**Stated goal**: Find each line with the string "page" and report it.

--- start of Exercise data ---

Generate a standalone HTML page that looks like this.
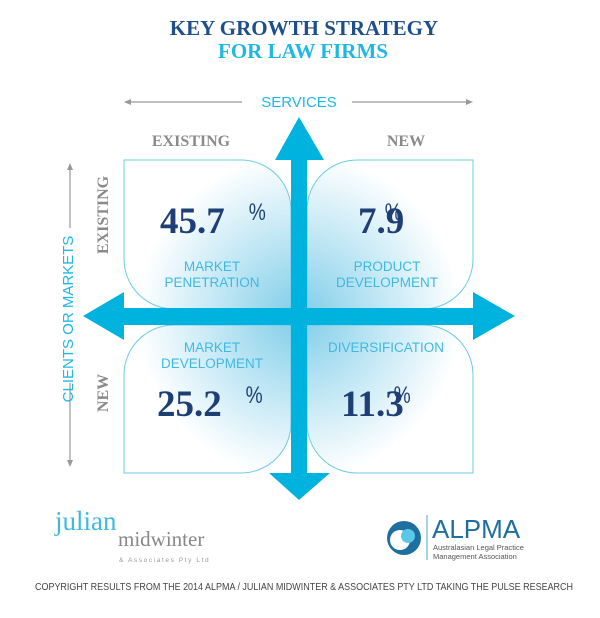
<!DOCTYPE html>
<html><head><meta charset="utf-8">
<style>html,body{margin:0;padding:0;background:#fff;}svg{display:block;}</style></head>
<body>
<svg width="600" height="618" viewBox="0 0 600 618" xmlns="http://www.w3.org/2000/svg">
<defs>
<radialGradient id="g" cx="299" cy="316" r="190" gradientUnits="userSpaceOnUse">
<stop offset="0" stop-color="#7fcde8"/><stop offset="0.45" stop-color="#c4e8f5"/><stop offset="0.85" stop-color="#ffffff"/></radialGradient>
</defs>
<g>
<text x="304" y="35" text-anchor="middle" font-family="Liberation Serif, serif" font-weight="bold" font-size="21" fill="#1f4f8a">KEY GROWTH STRATEGY</text>
<text x="303" y="58" text-anchor="middle" font-family="Liberation Serif, serif" font-weight="bold" font-size="21" fill="#1fb8e4">FOR LAW FIRMS</text>
</g>
<g stroke="#999" stroke-width="1.2" fill="#999">
<line x1="126" y1="102" x2="242" y2="102"/><polygon points="124,102 131,99 131,105" stroke="none"/>
<line x1="352" y1="102" x2="470" y2="102"/><polygon points="473,102 466,99 466,105" stroke="none"/>
<line x1="70" y1="166" x2="70" y2="228"/><polygon points="70,163 67,170 73,170" stroke="none"/>
<line x1="70" y1="383" x2="70" y2="464"/><polygon points="70,467 67,460 73,460" stroke="none"/>
</g>
<text x="299" y="107" text-anchor="middle" font-family="Liberation Sans, sans-serif" font-size="15" fill="#1fb8e4">SERVICES</text>
<text transform="translate(73,319) rotate(-90)" text-anchor="middle" font-family="Liberation Sans, sans-serif" font-size="15" fill="#1fb8e4">CLIENTS OR MARKETS</text>
<g font-family="Liberation Serif, serif" font-weight="bold" font-size="16" fill="#8a8a8a">
<text x="191" y="146" text-anchor="middle">EXISTING</text>
<text x="406" y="146" text-anchor="middle">NEW</text>
<text transform="translate(108,215) rotate(-90)" text-anchor="middle">EXISTING</text>
<text transform="translate(108,393) rotate(-90)" text-anchor="middle">NEW</text>
</g>
<g stroke="#6ccbea" stroke-width="1" fill="url(#g)">
<path d="M124,160 H241 A50,50 0 0 1 291,210 V309 H174 A50,50 0 0 1 124,259 Z"/>
<path d="M473,160 H357 A50,50 0 0 0 307,210 V309 H423 A50,50 0 0 0 473,259 Z"/>
<path d="M124,473 H241 A50,50 0 0 0 291,423 V325 H174 A50,50 0 0 0 124,375 Z"/>
<path d="M473,473 H357 A50,50 0 0 1 307,423 V325 H423 A50,50 0 0 1 473,375 Z"/>
</g>
<g fill="#00b3de">
<rect x="291" y="158" width="16" height="317"/>
<rect x="122" y="308" width="353" height="17"/>
<polygon points="299,117 324,160 275,160"/>
<polygon points="299,500 330,473 269,473"/>
<polygon points="83,316 124,292 124,340"/>
<polygon points="515,316 473,292 473,340"/>
</g>
<g font-family="Liberation Serif, serif" font-weight="bold" font-size="37" fill="#1d3f75">
<text x="160" y="233">45.7</text>
<text x="358" y="233">7.9</text>
<text x="157" y="416">25.2</text>
<text x="341" y="416">11.3</text>
</g>
<g font-family="Liberation Sans, sans-serif" font-size="24" fill="#1d3f75" transform="scale(0.8,1)">
<text x="311" y="220">%</text><text x="481" y="220">%</text><text x="307" y="403">%</text><text x="492" y="403">%</text>
</g>
<g font-family="Liberation Sans, sans-serif" font-size="13.5" fill="#3fb9e2" text-anchor="middle">
<text x="212" y="271">MARKET</text><text x="212" y="287">PENETRATION</text>
<text x="387" y="271">PRODUCT</text><text x="387" y="287">DEVELOPMENT</text>
<text x="212" y="352">MARKET</text><text x="212" y="368">DEVELOPMENT</text>
<text x="386" y="352">DIVERSIFICATION</text>
</g>
<g>
<text x="55" y="530" font-family="Liberation Serif, serif" font-size="27" fill="#3fb9e2">julian</text>
<text x="118" y="546" font-family="Liberation Serif, serif" font-size="21" fill="#888">midwinter</text>
<text x="119" y="562" font-family="Liberation Sans, sans-serif" font-size="6.5" letter-spacing="1.6" fill="#999">&amp; Associates Pty Ltd</text>
</g>
<g>
<circle cx="404" cy="538" r="17" fill="#1e6fa0"/>
<circle cx="400" cy="540" r="10" fill="#fff"/>
<circle cx="408" cy="536" r="7" fill="#5ac8e6"/>
<line x1="427" y1="515" x2="427" y2="560" stroke="#4aa8d0" stroke-width="1"/>
<text x="432" y="538" font-family="Liberation Sans, sans-serif" font-size="26" fill="#1e6fa0">ALPMA</text>
<text x="433" y="550" font-family="Liberation Sans, sans-serif" font-size="7.5" fill="#555">Australasian Legal Practice</text>
<text x="433" y="559" font-family="Liberation Sans, sans-serif" font-size="7.5" fill="#555">Management Association</text>
</g>
<text x="304" y="590" text-anchor="middle" font-family="Liberation Sans, sans-serif" font-size="10" fill="#444" textLength="538" lengthAdjust="spacingAndGlyphs">COPYRIGHT RESULTS FROM THE 2014 ALPMA / JULIAN MIDWINTER &amp; ASSOCIATES PTY LTD TAKING THE PULSE RESEARCH</text>
</svg>
</body></html>
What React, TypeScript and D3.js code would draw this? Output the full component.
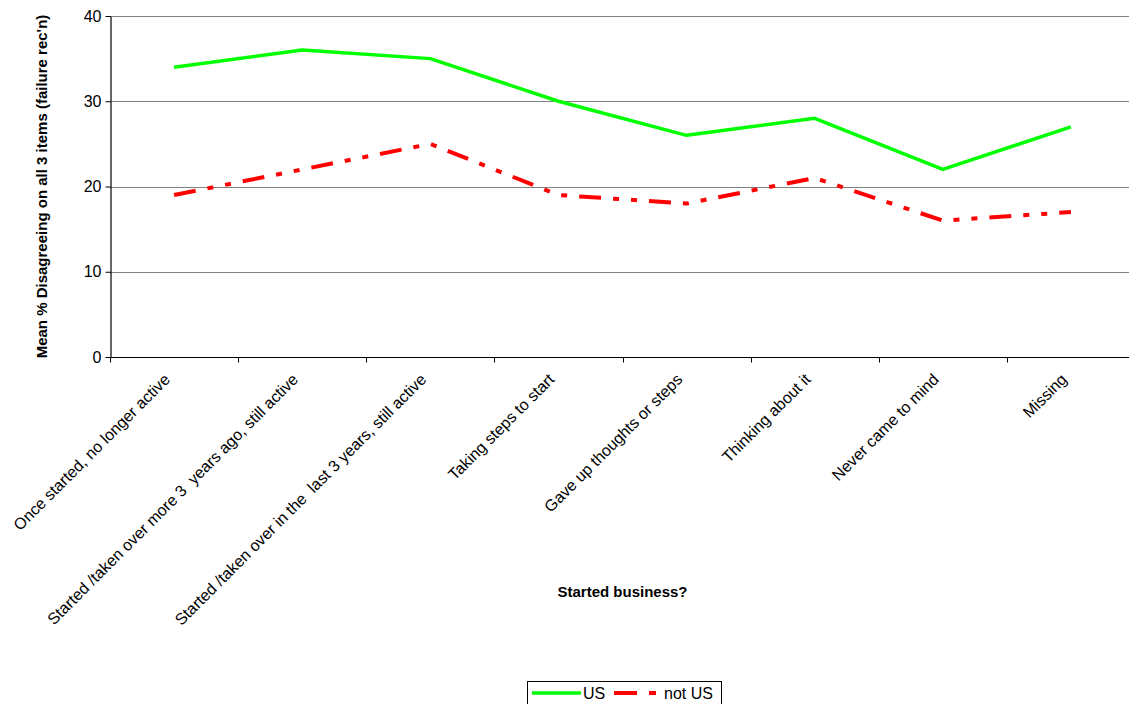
import { useEffect, useRef } from 'react';
import * as d3 from 'd3';

const categories = [
  'Once started, no longer active',
  'Started /taken over more 3  years ago, still active',
  'Started /taken over in the  last 3 years, still active',
  'Taking steps to start',
  'Gave up thoughts or steps',
  'Thinking about it',
  'Never came to mind',
  'Missing',
];
const usValues = [34, 36, 35, 30, 26, 28, 22, 27];
const notUsValues = [19, 22, 25, 19, 18, 21, 16, 17];
const yTicks = [0, 10, 20, 30, 40];

const series = [
  { name: 'US', values: usValues, color: '#00ff00', dash: null as string | null, width: 3.5 },
  { name: 'not US', values: notUsValues, color: '#ff0000', dash: '22 12 6 12 6 12', width: 4 },
];

function App() {
  const svgRef = useRef<SVGSVGElement | null>(null);
  const width = 1129;
  const height = 704;
  const margin = { top: 16, right: -6, bottom: 347, left: 110 };

  useEffect(() => {
    const svg = d3.select(svgRef.current);
    svg.selectAll('*').remove();
    const font = 'Arial, "Liberation Sans", sans-serif';

    const x = d3
      .scaleBand()
      .domain(categories)
      .range([margin.left, width - margin.right]);

    const y = d3
      .scaleLinear()
      .domain([0, 40])
      .range([height - margin.bottom, margin.top]);

    // gridlines
    svg
      .append('g')
      .selectAll('line')
      .data(yTicks.filter((t) => t > 0))
      .enter()
      .append('line')
      .attr('x1', margin.left)
      .attr('x2', width - margin.right)
      .attr('y1', (d) => Math.round(y(d)) + 0.5)
      .attr('y2', (d) => Math.round(y(d)) + 0.5)
      .attr('stroke', '#808080')
      .attr('stroke-width', 1.2);

    // y axis
    const yAxis = svg.append('g').attr('transform', `translate(${margin.left + 0.5},0)`);
    yAxis.call(d3.axisLeft(y).tickValues(yTicks).tickSize(5).tickSizeOuter(0));
    yAxis.select('.domain').attr('stroke', '#000').attr('stroke-width', 1.2);
    yAxis.selectAll('.tick line').attr('stroke', '#000');
    yAxis
      .selectAll('.tick text')
      .attr('font-family', font)
      .attr('font-size', 16)
      .attr('fill', '#000')
      .attr('x', -9);

    // x axis
    const baseY = Math.round(y(0)) + 0.5;
    svg
      .append('line')
      .attr('x1', margin.left)
      .attr('x2', width - margin.right)
      .attr('y1', baseY)
      .attr('y2', baseY)
      .attr('stroke', '#000')
      .attr('stroke-width', 1.2);

    const bounds = d3.range(categories.length + 1).map((i) => margin.left + i * x.bandwidth());
    svg
      .append('g')
      .selectAll('line')
      .data(bounds)
      .enter()
      .append('line')
      .attr('x1', (d) => Math.round(d) + 0.5)
      .attr('x2', (d) => Math.round(d) + 0.5)
      .attr('y1', baseY)
      .attr('y2', baseY + 5)
      .attr('stroke', '#000');

    const cx = (c: string) => (x(c) as number) + x.bandwidth() / 2;

    svg
      .append('g')
      .selectAll('text')
      .data(categories)
      .enter()
      .append('text')
      .attr('transform', (d) => `translate(${cx(d) - 7},${baseY + 19}) rotate(-45)`)
      .attr('text-anchor', 'end')
      .attr('dy', '0.35em')
      .attr('font-family', font)
      .attr('font-size', 16)
      .attr('fill', '#000')
      .style('white-space', 'pre')
      .text((d) => d);

    // axis titles
    svg
      .append('text')
      .attr('x', (margin.left + width - margin.right) / 2)
      .attr('y', 597)
      .attr('text-anchor', 'middle')
      .attr('font-family', font)
      .attr('font-size', 15)
      .attr('font-weight', 'bold')
      .text('Started business?');

    svg
      .append('text')
      .attr('transform', `translate(47,${(margin.top + height - margin.bottom) / 2}) rotate(-90)`)
      .attr('text-anchor', 'middle')
      .attr('font-family', font)
      .attr('font-size', 15)
      .attr('font-weight', 'bold')
      .text("Mean % Disagreeing on all 3 items (failure rec'n)");

    // lines
    const line = d3
      .line<number>()
      .x((_, i) => cx(categories[i]))
      .y((d) => y(d));

    series.forEach((s) => {
      svg
        .append('path')
        .datum(s.values)
        .attr('d', line)
        .attr('fill', 'none')
        .attr('stroke', s.color)
        .attr('stroke-width', s.width)
        .attr('stroke-dasharray', s.dash)
        .attr('stroke-linejoin', 'round');
    });

    // legend
    const legend = svg.append('g').attr('transform', 'translate(527,681)');
    legend
      .append('rect')
      .attr('x', 0.5)
      .attr('y', 0.5)
      .attr('width', 194)
      .attr('height', 28)
      .attr('fill', '#fff')
      .attr('stroke', '#000');
    legend
      .append('line')
      .attr('x1', 5)
      .attr('x2', 54)
      .attr('y1', 12)
      .attr('y2', 12)
      .attr('stroke', series[0].color)
      .attr('stroke-width', 3.5);
    legend
      .append('text')
      .attr('x', 56)
      .attr('y', 18)
      .attr('font-family', font)
      .attr('font-size', 16)
      .text(series[0].name);
    legend
      .append('line')
      .attr('x1', 87)
      .attr('x2', 130)
      .attr('y1', 12)
      .attr('y2', 12)
      .attr('stroke', series[1].color)
      .attr('stroke-width', 4)
      .attr('stroke-dasharray', '23 12 7 12');
    legend
      .append('text')
      .attr('x', 137)
      .attr('y', 18)
      .attr('font-family', font)
      .attr('font-size', 16)
      .text(series[1].name);
  }, []);

  return (
    <div style={{ position: 'absolute', left: 0, top: 0, width, height, overflow: 'hidden', background: '#fff' }}>
      <svg ref={svgRef} width={width} height={height} style={{ display: 'block' }} />
    </div>
  );
}

export default App;
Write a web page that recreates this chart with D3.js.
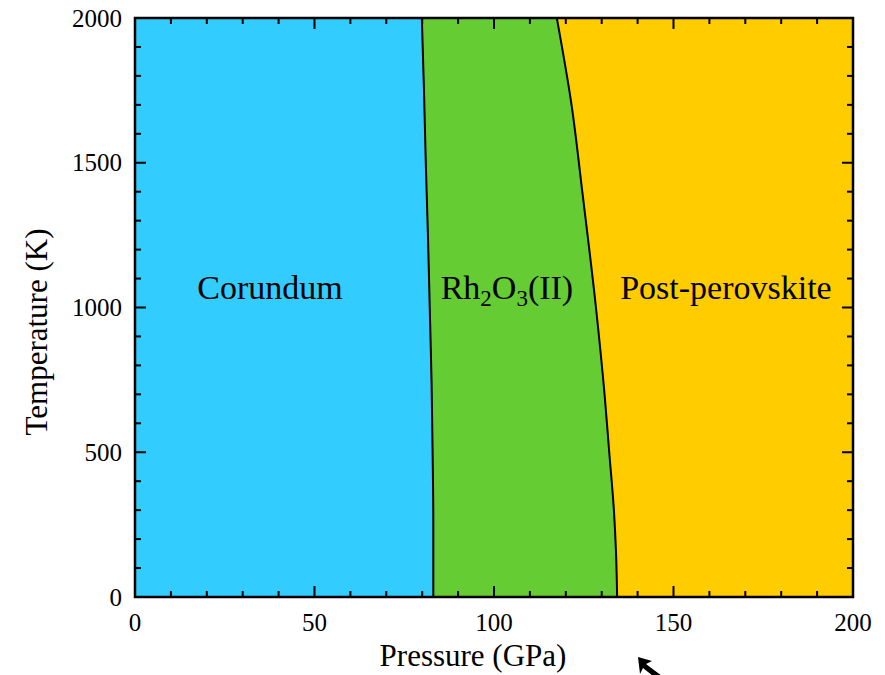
<!DOCTYPE html>
<html>
<head>
<meta charset="utf-8">
<script src="https://cdn.jsdelivr.net/npm/d3@7"></script>
<style>
  body { margin: 0; background: #fff; }
  svg { display: block; font-family: "Liberation Serif", "Times New Roman", serif; }
</style>
</head>
<body>
<div id="chart"></div>
<script>
// Phase diagram: pressure (GPa) vs temperature (K)

const WIDTH = 885;
const HEIGHT = 675;

// boundary corundum / Rh2O3(II)
const b1Temp = [0, 250, 500, 750, 1000, 1250, 1500, 1750, 2000];
const b1Press = [83.1, 83.1, 82.9, 82.6, 82.1, 81.6, 81.0, 80.5, 79.9];

// boundary Rh2O3(II) / post-perovskite
const b2Temp = [0, 150, 300, 500, 700, 1000, 1400, 1700, 2000];
const b2Press = [134.3, 134.0, 133.4, 132.1, 130.8, 128.4, 124.6, 121.6, 117.5];

const xTicks = [0, 50, 100, 150, 200];
const yTicks = [0, 500, 1000, 1500, 2000];

const phaseNames = ['Corundum', 'Rh2O3(II)', 'Post-perovskite'];
const phaseColors = ['#33CCFF', '#66CC33', '#FFCC00'];
// label anchor (pressure, temperature)
const labelPress = [37.6, 103.6, 164.6];
const labelTemp = [1030, 1030, 1030];

const margin = {left: 135, right: 32, top: 18, bottom: 78};

const x = d3.scaleLinear().domain([0, 200]).range([margin.left, WIDTH - margin.right]);
const y = d3.scaleLinear().domain([0, 2000]).range([HEIGHT - margin.bottom, margin.top]);

const svg = d3.select('#chart').append('svg')
	.attr('width', WIDTH)
	.attr('height', HEIGHT);

const b1 = b1Temp.map((t, i) => ({t: t, p: b1Press[i]}));
const b2 = b2Temp.map((t, i) => ({t: t, p: b2Press[i]}));

const curve = d3.curveMonotoneY;

// region fills
svg.append('path')
	.datum(b1)
	.attr('fill', phaseColors[0])
	.attr('d', d3.area().curve(curve).y(d => y(d.t)).x0(x(0)).x1(d => x(d.p)));

svg.append('path')
	.datum(b2)
	.attr('fill', phaseColors[2])
	.attr('d', d3.area().curve(curve).y(d => y(d.t)).x0(d => x(d.p)).x1(x(200)));

// middle region: build closed path from both boundaries
const line = d3.line().curve(curve).x(d => x(d.p)).y(d => y(d.t));
const mid = line(b1) + 'L' + line(b2.slice().reverse()).slice(1) + 'Z';
svg.append('path')
	.attr('fill', phaseColors[1])
	.attr('d', mid);

// boundary lines
[b1, b2].forEach(b => {
	svg.append('path')
		.datum(b)
		.attr('fill', 'none')
		.attr('stroke', '#000')
		.attr('stroke-width', 2)
		.attr('d', line);
});

// ticks (inward, on all four sides)
const tickG = svg.append('g').attr('stroke', '#000').attr('stroke-width', 2);
d3.range(0, 201, 10).forEach(v => {
	const len = v % 50 === 0 ? 11 : 6;
	const xx = x(v);
	tickG.append('line').attr('x1', xx).attr('x2', xx).attr('y1', y(0)).attr('y2', y(0) - len);
	tickG.append('line').attr('x1', xx).attr('x2', xx).attr('y1', y(2000)).attr('y2', y(2000) + len);
});
d3.range(0, 2001, 100).forEach(v => {
	const len = v % 500 === 0 ? 11 : 6;
	const yy = y(v);
	tickG.append('line').attr('y1', yy).attr('y2', yy).attr('x1', x(0)).attr('x2', x(0) + len);
	tickG.append('line').attr('y1', yy).attr('y2', yy).attr('x1', x(200)).attr('x2', x(200) - len);
});

// frame
svg.append('rect')
	.attr('x', x(0)).attr('y', y(2000))
	.attr('width', x(200) - x(0)).attr('height', y(0) - y(2000))
	.attr('fill', 'none').attr('stroke', '#000').attr('stroke-width', 2.5);

// tick labels
svg.append('g').selectAll('text')
	.data(xTicks)
	.join('text')
	.attr('x', d => x(d))
	.attr('y', y(0) + 34)
	.attr('text-anchor', 'middle')
	.style('font-size', '25px')
	.text(d => d);

svg.append('g').selectAll('text')
	.data(yTicks)
	.join('text')
	.attr('x', x(0) - 13)
	.attr('y', d => y(d))
	.attr('dy', '0.34em')
	.attr('text-anchor', 'end')
	.style('font-size', '25px')
	.text(d => d);

// axis titles
svg.append('text')
	.attr('x', 473)
	.attr('y', 666)
	.attr('text-anchor', 'middle')
	.style('font-size', '31px')
	.text('Pressure (GPa)');

svg.append('text')
	.attr('transform', 'translate(47,332) rotate(-90)')
	.attr('text-anchor', 'middle')
	.style('font-size', '31px')
	.text('Temperature (K)');

// phase labels
phaseNames.forEach((name, i) => {
	const t = svg.append('text')
		.attr('x', x(labelPress[i]))
		.attr('y', y(labelTemp[i]))
		.attr('text-anchor', 'middle')
		.style('font-size', '34px');
	if (name === 'Rh2O3(II)') {
		t.append('tspan').text('Rh');
		t.append('tspan').attr('dy', 7).style('font-size', '23px').text('2');
		t.append('tspan').attr('dy', -7).text('O');
		t.append('tspan').attr('dy', 7).style('font-size', '23px').text('3');
		t.append('tspan').attr('dy', -7).text('(II)');
	} else {
		t.text(name);
	}
});

// mouse pointer visible in the screenshot
svg.append('path')
	.attr('d', 'M638,657 L652,661 L646,664 L662,676 L658,680 L643,668 L640,674 Z')
	.attr('fill', '#000');
</script>
</body>
</html>
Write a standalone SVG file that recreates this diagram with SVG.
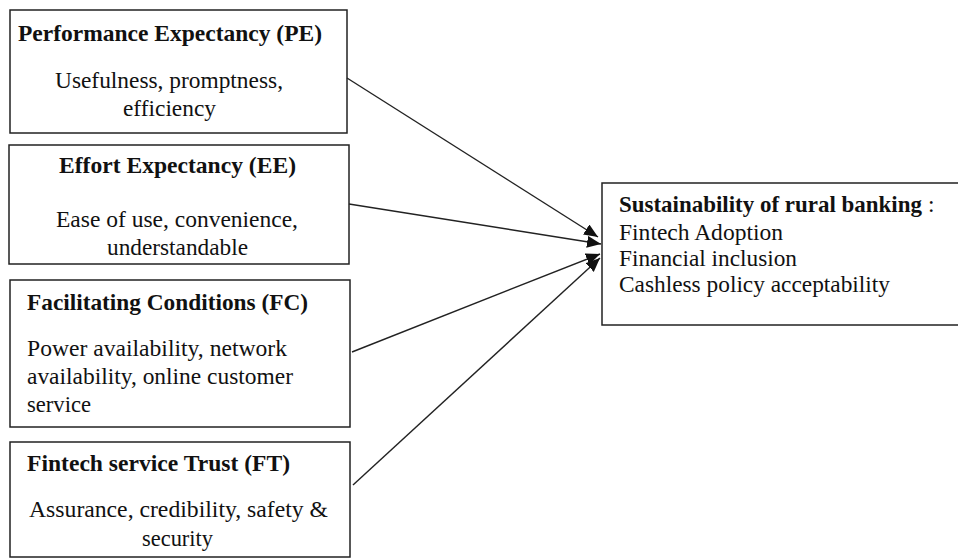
<svg xmlns="http://www.w3.org/2000/svg" width="958" height="560" viewBox="0 0 958 560">
<style>
.box{fill:#fff;stroke:#222;stroke-width:1.5}
text{fill:#111;font-family:"Liberation Serif","Times New Roman",serif;font-size:23.5px}
.t{font-weight:bold}
.con{stroke:#222;stroke-width:1.4;fill:none}
</style>
<defs>
<marker id="ah" markerUnits="userSpaceOnUse" markerWidth="16" markerHeight="13" refX="14" refY="6" orient="auto">
<path d="M0,0 L14,6 L0,12 Z" fill="#111"/>
</marker>
</defs>
<rect width="958" height="560" fill="#fff"/>
<g id="PE">
<rect class="box" x="10" y="10" width="337" height="123"/>
<text class="t" x="18" y="41" textLength="304" lengthAdjust="spacingAndGlyphs">Performance Expectancy (PE)</text>
<text x="55" y="88" textLength="228" lengthAdjust="spacingAndGlyphs">Usefulness, promptness,</text>
<text x="123" y="116" textLength="93" lengthAdjust="spacingAndGlyphs">efficiency</text>
</g>
<g id="EE">
<rect class="box" x="9" y="145" width="340" height="119"/>
<text class="t" x="59" y="173" textLength="237" lengthAdjust="spacingAndGlyphs">Effort Expectancy (EE)</text>
<text x="56" y="227" textLength="242" lengthAdjust="spacingAndGlyphs">Ease of use, convenience,</text>
<text x="107" y="255" textLength="141" lengthAdjust="spacingAndGlyphs">understandable</text>
</g>
<g id="FC">
<rect class="box" x="10" y="280" width="340" height="147"/>
<text class="t" x="27" y="310" textLength="281" lengthAdjust="spacingAndGlyphs">Facilitating Conditions (FC)</text>
<text x="27" y="356" textLength="260" lengthAdjust="spacingAndGlyphs">Power availability, network</text>
<text x="27" y="384" textLength="266" lengthAdjust="spacingAndGlyphs">availability, online customer</text>
<text x="27" y="412" textLength="64" lengthAdjust="spacingAndGlyphs">service</text>
</g>
<g id="FT">
<rect class="box" x="10" y="442" width="340" height="115"/>
<text class="t" x="27" y="471" textLength="263" lengthAdjust="spacingAndGlyphs">Fintech service Trust (FT)</text>
<text x="29" y="517" textLength="299" lengthAdjust="spacingAndGlyphs">Assurance, credibility, safety &amp;</text>
<text x="142" y="546" textLength="71" lengthAdjust="spacingAndGlyphs">security</text>
</g>
<g id="SRB">
<rect class="box" x="602" y="183" width="360" height="142"/>
<text class="t" x="619" y="212" textLength="303" lengthAdjust="spacingAndGlyphs">Sustainability of rural banking</text>
<text x="928" y="212">:</text>
<text x="619" y="240" textLength="164" lengthAdjust="spacingAndGlyphs">Fintech Adoption</text>
<text x="619" y="266" textLength="178" lengthAdjust="spacingAndGlyphs">Financial inclusion</text>
<text x="619" y="292" textLength="271" lengthAdjust="spacingAndGlyphs">Cashless policy acceptability</text>
</g>
<g id="connectors">
<line class="con" x1="347" y1="78" x2="598" y2="237" marker-end="url(#ah)"/>
<line class="con" x1="349" y1="204" x2="601" y2="244" marker-end="url(#ah)"/>
<line class="con" x1="352" y1="352" x2="600" y2="254" marker-end="url(#ah)"/>
<line class="con" x1="353" y1="485" x2="600" y2="258" marker-end="url(#ah)"/>
</g>
</svg>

--- end of Exercise data ---

**Result of the task**:
Generate a standalone HTML page that looks like this.
Write a web page that recreates this chart with D3.js.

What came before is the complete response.